Dia optimis, pengerjaan rumah sakit ini bisa selesai pada 2022 mendatang. Menurutnya, semua SKPD terkait akan bekerja maksimal mewujudkan mega proyek ini.
Pahri Yamsul mengatakan ada sebanyak 30 sampai 40 arsitek ikut ambil bagian. Mereka berasal dari beberapa wilayah di Indonesia dan sudah memiliki track record memadai.
Akademisi Minta Gubernur Jujur
Soal pembangunan rumah sakit jantung, Dosen Universitas Muhammadiyah Kendari (UMK), Andi Awaluddin Ma'ruf menyatakan, gubernur dan pemprov mestinya jujur mengungkap data ke publik. Data tersebut yakni, soal statistik penyakit mayoritas masyarakat di wilayah Sultra.
"Kalau kami, warga masyarakat tentu senang ada rumah sakit jantung. Namun, jangan sampai secara data statistik atau persentese, ada penyakit lain yang lebih prioritas namun lebih memilih membangun rumah sakit jantung," ujar Andi Awaluddin Ma'ruf, Senin (14/6/2021).
Dia melanjutkan, terkait urgensi RS Jantung Sulawesi Tenggara, di Makassar sudah ada rumah sakit serupa. Rumah sakit ini, ada koordinasi dengan Universitas Hasanuddin Makassar.
"Dengan adanya penjelasan menyeluruh, masyarakat tidak asal mengkritik atau bahkan menganggap jangan sampai ini hanya keinginan elite saja," kata dosen Program Studi Ilmu Pemerintaan Fisip UMK.
Dia menjelaskan, langkah Gubernur Ali Mazi ini mesti dilakukan transparan dan terbuka. Salah satu contoh, pinjaman pembangunan rumah sakit kepada perusahaan, senilai ratusan miliar rupiah dan akan menjadi utang gubernur selanjutnya.
"Bagaimana mekanisme pembayaran utang, apakah memakai APBD, kemudian berapa jumlah APBD setiap tahun yang dikeluarkan untuk itu, publik mesti tahu. Sebab, secara langsung akan berpengaruh pada jumlah APBD yang akan digunakan di daerah-daerah," tegasnya.
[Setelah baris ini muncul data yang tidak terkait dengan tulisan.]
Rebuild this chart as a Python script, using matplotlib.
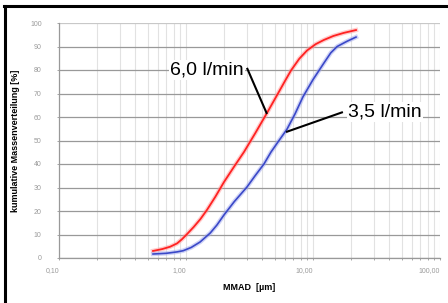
#!/usr/bin/env python3
"""Cumulative mass distribution vs MMAD for two flow rates (log x)."""

import matplotlib

matplotlib.use("Agg")
import matplotlib.pyplot as plt
from matplotlib.lines import Line2D
from matplotlib.ticker import FixedLocator, LogLocator, NullFormatter

plt.rcParams["font.family"] = ["Liberation Sans", "DejaVu Sans"]

# 6,0 l/min (red)
mmad_60 = [0.55, 0.65, 0.75, 0.85, 0.93, 1.02, 1.15, 1.30, 1.46, 1.70, 1.99, 2.40,
           2.86, 3.50, 4.34, 5.30, 6.00, 6.71, 7.80, 8.97, 10.5, 12.2, 14.5, 17.5, 21.8]
cum_60 = [3.0, 3.8, 4.8, 6.2, 8.0, 10.2, 13.2, 16.6, 20.4, 26.0, 32.3, 39.0,
          45.1, 53.0, 61.7, 70.0, 75.2, 79.8, 84.8, 88.3, 91.0, 92.8, 94.5, 95.8, 97.0]

# 3,5 l/min (blue)
mmad_35 = [0.55, 0.70, 0.85, 0.95, 1.10, 1.29, 1.55, 1.75, 1.99, 2.40, 3.02, 3.50,
           4.11, 4.67, 5.40, 6.24, 7.20, 8.34, 10.0, 12.2, 13.8, 15.5, 18.5, 21.8]
cum_35 = [1.7, 2.0, 2.6, 3.1, 4.5, 6.8, 10.6, 14.0, 18.3, 24.0, 30.2, 35.0,
          40.0, 45.1, 50.0, 54.8, 61.2, 68.6, 75.9, 83.0, 87.3, 90.0, 92.2, 94.0]

x_ticks = [0.1, 1, 10, 100]
x_ticklabels = ["0,10", "1,00", "10,00", "100,00"]
y_ticks = list(range(0, 101, 10))

W, H = 448, 303
fig = plt.figure(figsize=(W / 100, H / 100), dpi=100)
ax = fig.add_axes([59 / W, (H - 258) / H, (440 - 59) / W, (258 - 23) / H])

ax.set_xscale("log")
ax.set_xlim(0.1, 100)
ax.set_ylim(0, 100)

# grid
ax.xaxis.set_minor_locator(LogLocator(base=10, subs=range(2, 10)))
ax.xaxis.set_minor_formatter(NullFormatter())
ax.grid(True, axis="x", which="both", color="#e2e2e2", linewidth=0.8)
for y in y_ticks:
    ax.axhline(y, color="#c8c8c8" if y == 100 else "#999999", linewidth=0.9, zorder=1)
ax.set_axisbelow(True)

for s in ("top", "right"):
    ax.spines[s].set_visible(False)
for s in ("left", "bottom"):
    ax.spines[s].set_color("#999999")
    ax.spines[s].set_linewidth(0.9)

# curves with a faint halo to mimic the noisy raw data
ax.plot(mmad_60, cum_60, color="#ff9a9a", linewidth=3.2, alpha=0.5, zorder=3)
ax.plot(mmad_35, cum_35, color="#a0a8ee", linewidth=3.2, alpha=0.5, zorder=3)
ax.plot(mmad_60, cum_60, color="#ff2222", linewidth=1.3, zorder=4)
ax.plot(mmad_35, cum_35, color="#3a48c8", linewidth=1.2, zorder=4)

ax.set_xticks(x_ticks)
ax.set_xticklabels(x_ticklabels, ha="right")
ax.yaxis.set_major_locator(FixedLocator(y_ticks))
ax.tick_params(axis="both", which="both", colors="#999999", labelcolor="#9a9a9a",
               labelsize=5, length=1.5, width=0.6)
ax.tick_params(axis="y", pad=11)
ax.tick_params(axis="x", pad=5)

ax.set_xlabel("MMAD  [µm]", fontsize=6.5, fontweight="bold", labelpad=6.5)
ax.set_ylabel("kumulative Massenverteilung [%]", fontsize=6.5, fontweight="bold", labelpad=7)

# callouts: leader lines + boxed labels
ax.plot([3.02, 4.34], [80.9, 61.3], color="black", linewidth=1.5, zorder=6,
        solid_capstyle="butt")
ax.plot([17.2, 6.13], [62.1, 53.6], color="black", linewidth=1.5, zorder=6,
        solid_capstyle="butt")
box = dict(facecolor="white", edgecolor="none", pad=1.0)
ax.text(2.85, 80, "6,0 l/min", ha="right", va="center", fontsize=14, bbox=box, zorder=7)
ax.text(18.9, 62, "3,5 l/min", ha="left", va="center", fontsize=14, bbox=box, zorder=7)

# black frame (left and top edges visible)
fig.add_artist(Line2D([5 / W, 5 / W], [0, (H - 6) / H], color="black", linewidth=2.2,
                      transform=fig.transFigure))
fig.add_artist(Line2D([4 / W, 1], [(H - 6) / H, (H - 6) / H], color="black", linewidth=2.2,
                      transform=fig.transFigure))

fig.savefig("out.png", dpi=100)
plt.close(fig)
Tak kalah penting, menurutnya, dukungan sumber daya manusia mesti dipastikan seiring berjalannya pembangunan hingga selesai. Sehingga, ketika rumah sakit selesai, dokter spesialis, perawat, dan semua kebutuhan tenaga medis, sudah ada dan siap melayani masyarakat.
"Sehingga, tidak menghasilkan rumah sakit yang hanya merek saja. Benar-benar dipastikan, kesiapan fasilitas tenaga medis dan petugas kesehatan yang akan melayani," ujar akademisi yang berkonsetrasi pada kajian politik lokal itu.
Dia juga menyarankan, publik mesti tahu arah dan kepada siapa kerja sama pemprov soal penyediaan fasilitas dan sumber daya manusia. Sehingga, publik memiliki pemahaman soal standar rumah sakit, kualitas dan dimana kiblat rumah sakit terkait pelayanan serta pemberian fasilitas kesehatan kepada masyarakat.